Donc le meilleur moyen de soutenir un gouvernement auquel vous croyez c’est de garder son esprit critique en éveil. Car toute critique constructive et argumentée constitue au contraire un garde fou voire un axe d’amélioration que tout responsable politique doit prendre en compte pour ajuster ses décisions et sa communication. C’est vrai qu’aujourd’hui en Tunisie nous sommes à des années lumières de cela, mais exhorter les gens à la censure et l’auto censure ne fera qu’aggraver la situation, qui à mon sens est déjà très grave.

BCE avait un capital sympathie qu’il n’a pas su maintenir. El Rajhi va avoir un rôle de victime voire de héros national, qu’il ne mérite probablement pas à mon sens et l’enlisement est inévitable.
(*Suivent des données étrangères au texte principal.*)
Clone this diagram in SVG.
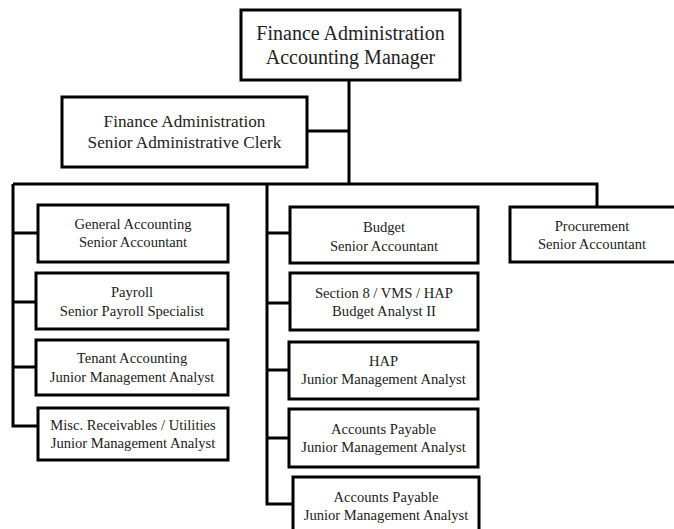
<svg xmlns="http://www.w3.org/2000/svg" width="674" height="529" viewBox="0 0 674 529">
<style>
.box{fill:#fff;stroke:#000;stroke-width:3}
.ln{fill:none;stroke:#000;stroke-width:3}
text{font-family:"Liberation Serif","Times New Roman",serif;fill:#222;text-anchor:middle}
.t1{font-size:20px}
.t2{font-size:17.2px}
.t3{font-size:14.6px}
</style>
<rect width="674" height="529" fill="#fff"/>
<g id="connectors">
<path class="ln" d="M349 80V184M307 131H349M13 184H597V207M13 184V426H38M13 233H38M13 302H36M13 367H36M267 184V504H293M267 233H290M267 303H290M267 370H289M267 438H289"/>
</g>
<g id="manager"><rect class="box" x="241" y="10" width="219" height="70"/><text class="t1" x="350.5" y="40">Finance Administration</text><text class="t1" x="350.5" y="64">Accounting Manager</text></g>
<g id="clerk"><rect class="box" x="62" y="97" width="245" height="70"/><text class="t2" x="184.5" y="127">Finance Administration</text><text class="t2" x="184.5" y="148">Senior Administrative  Clerk</text></g>
<g id="general"><rect class="box" x="38" y="205" width="190" height="57"/><text class="t3" x="133" y="229">General Accounting</text><text class="t3" x="133" y="247">Senior Accountant</text></g>
<g id="payroll"><rect class="box" x="36" y="273" width="192" height="56"/><text class="t3" x="132" y="297">Payroll</text><text class="t3" x="132" y="316">Senior Payroll Specialist</text></g>
<g id="tenant"><rect class="box" x="36" y="340" width="192" height="55"/><text class="t3" x="132" y="363">Tenant  Accounting</text><text class="t3" x="132" y="382">Junior Management Analyst</text></g>
<g id="misc"><rect class="box" x="38" y="408" width="190" height="52"/><text class="t3" x="133" y="430">Misc. Receivables / Utilities</text><text class="t3" x="133" y="448">Junior Management Analyst</text></g>
<g id="budget"><rect class="box" x="290" y="207" width="188" height="56"/><text class="t3" x="384" y="232">Budget</text><text class="t3" x="384" y="251">Senior Accountant</text></g>
<g id="section8"><rect class="box" x="290" y="273" width="188" height="57"/><text class="t3" x="384" y="298">Section 8 / VMS  / HAP</text><text class="t3" x="384" y="316">Budget Analyst II</text></g>
<g id="hap"><rect class="box" x="289" y="342" width="189" height="57"/><text class="t3" x="383.5" y="366">HAP</text><text class="t3" x="383.5" y="384">Junior Management Analyst</text></g>
<g id="ap1"><rect class="box" x="289" y="409" width="189" height="58"/><text class="t3" x="383.5" y="434">Accounts Payable</text><text class="t3" x="383.5" y="452">Junior Management Analyst</text></g>
<g id="ap2"><rect class="box" x="293" y="477" width="186" height="60"/><text class="t3" x="386" y="502">Accounts Payable</text><text class="t3" x="386" y="520">Junior Management Analyst</text></g>
<g id="procurement"><rect class="box" x="510" y="207" width="166" height="55"/><text class="t3" x="592" y="231">Procurement</text><text class="t3" x="592" y="249">Senior Accountant</text></g>
</svg>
Je pense qu’aujourd’huiles il existe deux demandes prioritaires du peuple tunisien : la justice et la fin des pratiques barbares de la police. Si le gouvernement n’est pas capable d’incarner cela à son niveau, comment veux-tu que les gens y croient et qu’ils commencent à intégrer les notions de droits et devoirs. Et c’est là où réside le vrai danger ! Car c’est “la justice de la rue” et l’anarchie qui se substitueront à l’état de droit. Hélas j’ai l’amère sentiment que nous nous dirigeons vers cela et que le gouvernement a raté le coche en matière de communication et de gestion de crise. Personnellement je n’ai pas été convaincue par le discours d’hier bien au contraire mais ce n’est pas mon avis qui m’importe le plus, ma celui de ceux qui sont dans les rues pour de bonnes ou mauvaises raisons et c’est eux qu’il faudra canaliser.
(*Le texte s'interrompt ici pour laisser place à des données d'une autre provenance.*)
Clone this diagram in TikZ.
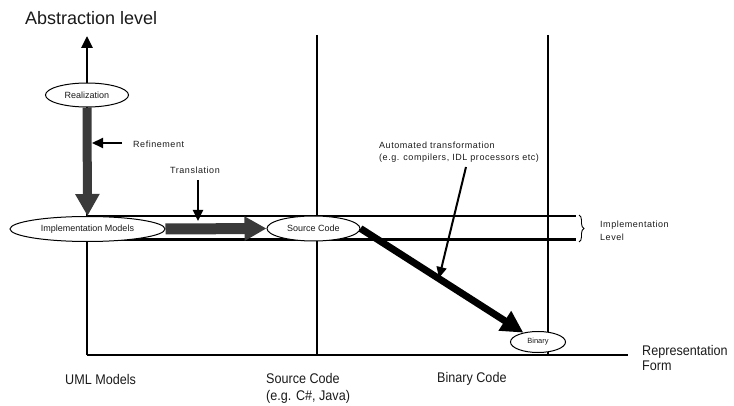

Je pense qu’avec une minorité l’intervention policière est nécessaire, mais une grande majorité réclame vainement un état de droit, et plus de transparence …ce qui est plus que légitime. J’ai toujours appelé au soutien de ce gouvernement transitoire. Mais hélas, aujourd’hui, je me trouve à court d’arguments et incapable de le faire si je devais être honnête intellectuellement. Le seul recours est l’utilisation de la peur…l’être humain est rempli de peurs qu’il suffit de réactiver, mais je sais que les décisions prises par peur ne sont jamais les bonnes. Moi aussi j’ai peur…et encore plus après avoir entendu le discours BCE. Je pense que ceux qui veulent vraiment soutenir ce gouvernement devraient par tous les moyens lui transmettre leurs critiques (articles de presse, engagement politique, etc.), rester vigilants car tout acquiescer, s’auto censurer et censurer autrui n’est pas le meilleur moyen pour sortir de ce pétrin.
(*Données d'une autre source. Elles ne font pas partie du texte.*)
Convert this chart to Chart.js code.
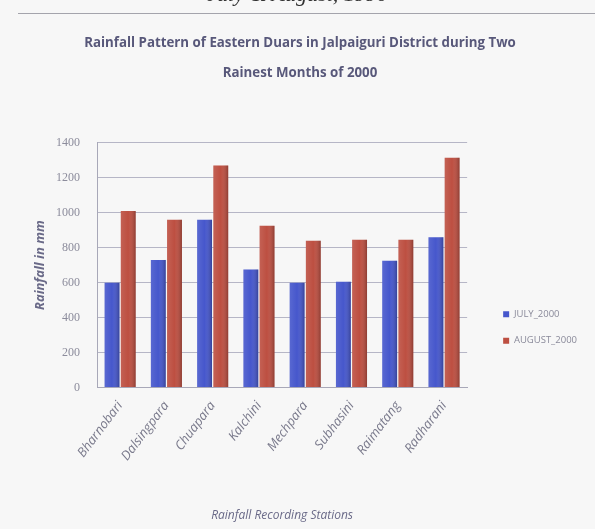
<!DOCTYPE html>
<html>
<head>
<meta charset="utf-8">
<script src="https://cdn.jsdelivr.net/npm/chart.js@4.4.1/dist/chart.umd.min.js"></script>
<style>
html, body { margin: 0; padding: 0; background: #f7f7f7; }
#wrap { position: relative; width: 595px; height: 529px; overflow: hidden; }
#head { position: absolute; left: 0; width: 595px; top: -19px; text-align: center;
        font: italic 22px "Liberation Serif", serif; color: #333; }
#rule { position: absolute; left: 18px; right: 0; top: 13px; height: 1px; background: #a4a4ac; }
canvas { position: absolute; left: 0; top: 0; }
</style>
</head>
<body>
<div id="wrap">
  <canvas id="grafico" width="595" height="529"></canvas>
  <div id="head">July &amp; August, 1990</div>
  <div id="rule"></div>
</div>
<script>
// Estações pluviométricas e chuva (mm) nos dois meses mais chuvosos de 2000
const estacoes = ['Bharnobari', 'Dalsingpara', 'Chuapara', 'Kalchini',
                  'Mechpara', 'Subhasini', 'Raimatang', 'Radharani'];
const julho2000 = [600, 730, 960, 675, 600, 605, 725, 860];
const agosto2000 = [1010, 960, 1270, 925, 840, 845, 845, 1315];
const eixoY = { min: 0, max: 1400, passo: 200 };

const corTexto = '#6a6a88';

// Sombreado simples para dar volume às colunas
const sombraBarras = {
    id: 'sombraBarras',
    afterDatasetsDraw(chart) {
        const ctx = chart.ctx;
        chart.data.datasets.forEach((ds, i) => {
            chart.getDatasetMeta(i).data.forEach(bar => {
                const left = bar.x - bar.width / 2;
                const w = bar.width;
                const h = bar.base - bar.y;
                const g = ctx.createLinearGradient(left, 0, left + w, 0);
                g.addColorStop(0, 'rgba(255,255,255,0.10)');
                g.addColorStop(0.5, 'rgba(255,255,255,0)');
                g.addColorStop(1, 'rgba(0,0,0,0.25)');
                ctx.save();
                ctx.fillStyle = g;
                ctx.fillRect(left, bar.y, w, h);
                ctx.restore();
            });
        });
    }
};

// Empurra a legenda para baixo e para a direita, fora da área do gráfico
const posLegenda = {
    id: 'posLegenda',
    afterLayout(chart) {
        const lg = chart.legend;
        if (!lg) return;
        lg.top += 66; lg.bottom += 66;
        lg.left += 19; lg.right += 19;
    }
};

new Chart(document.getElementById('grafico'), {
    type: 'bar',
    data: {
        labels: estacoes,
        datasets: [
            { label: 'JULY_2000', data: julho2000, backgroundColor: '#4657cc' },
            { label: 'AUGUST_2000', data: agosto2000, backgroundColor: '#bd4f41' }
        ]
    },
    options: {
        responsive: false,
        animation: false,
        categoryPercentage: 0.7,
        barPercentage: 0.92,
        layout: { padding: { left: 32, right: 27, top: 0, bottom: 6 } },
        plugins: {
            title: {
                display: true,
                text: ['Rainfall Pattern of Eastern Duars in Jalpaiguri District during Two',
                       'Rainest Months of 2000'],
                color: '#58587a',
                font: { family: '"Open Sans", sans-serif', size: 13.3, weight: 'bold', lineHeight: 2.25 },
                padding: { top: 28, bottom: 55 }
            },
            legend: {
                position: 'right',
                labels: {
                    boxWidth: 6, boxHeight: 6, padding: 17,
                    color: '#8a8a9a',
                    font: { family: '"Open Sans", sans-serif', size: 9.5 }
                }
            },
            tooltip: { enabled: false }
        },
        scales: {
            x: {
                grid: { display: false },
                border: { color: '#a8a8b8' },
                ticks: {
                    maxRotation: 53, minRotation: 53,
                    color: '#7a7a8c',
                    font: { family: '"Open Sans", sans-serif', size: 13, style: 'italic' }
                },
                title: {
                    display: true,
                    text: 'Rainfall Recording Stations',
                    color: corTexto,
                    font: { family: '"Open Sans", sans-serif', size: 12, style: 'italic' },
                    padding: { top: 42, bottom: 0 }
                }
            },
            y: {
                min: eixoY.min,
                max: eixoY.max,
                afterFit(scale) { scale.width = 65; },
                grid: { color: '#b6b6c6', drawTicks: false },
                border: { color: '#a8a8b8' },
                ticks: {
                    stepSize: eixoY.passo,
                    padding: 17,
                    color: '#8c8c9c',
                    font: { family: '"Liberation Serif", serif', size: 12 },
                    callback: v => String(v)
                },
                title: {
                    display: true,
                    text: 'Rainfall in mm',
                    color: corTexto,
                    font: { family: '"Open Sans", sans-serif', size: 13, style: 'italic', weight: 'bold' },
                    padding: { top: 0, bottom: 8 }
                }
            }
        }
    },
    plugins: [sombraBarras, posLegenda]
});
</script>
</body>
</html>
Aujourd’hui nous sommes doublement responsables : il ne faut pas se contenter du “est ce que ce discours me convainc ?” mais “est ce qu’il peut convaincre une majeure partie de l’opinion publique dans le contexte actuel ?”. Car l’objectif ce n’est pas tant que cela me convienne personnellement mais trouver le compromis qui convienne à une majeure partie. Aujourd’hui ce gouvernement doit faire ce compromis, en sacrifiant peut être quelques têtes, en ayant le courage de le faire même si l’effet domino n’est pas maitrisable, ou en adoptant des mesures symboliques et radicales. Et si cela peut se faire le plus rapidement possible (à l’image de la réactivité qu’il a eu pour remettre El Rajhi à sa place) cela nous rendrait un grand service !! Et surtout avant qu’il ne soit trop tard et que la frustration du peuple ne soit récupérée par les malintentionnés, si ce n’est déjà fait.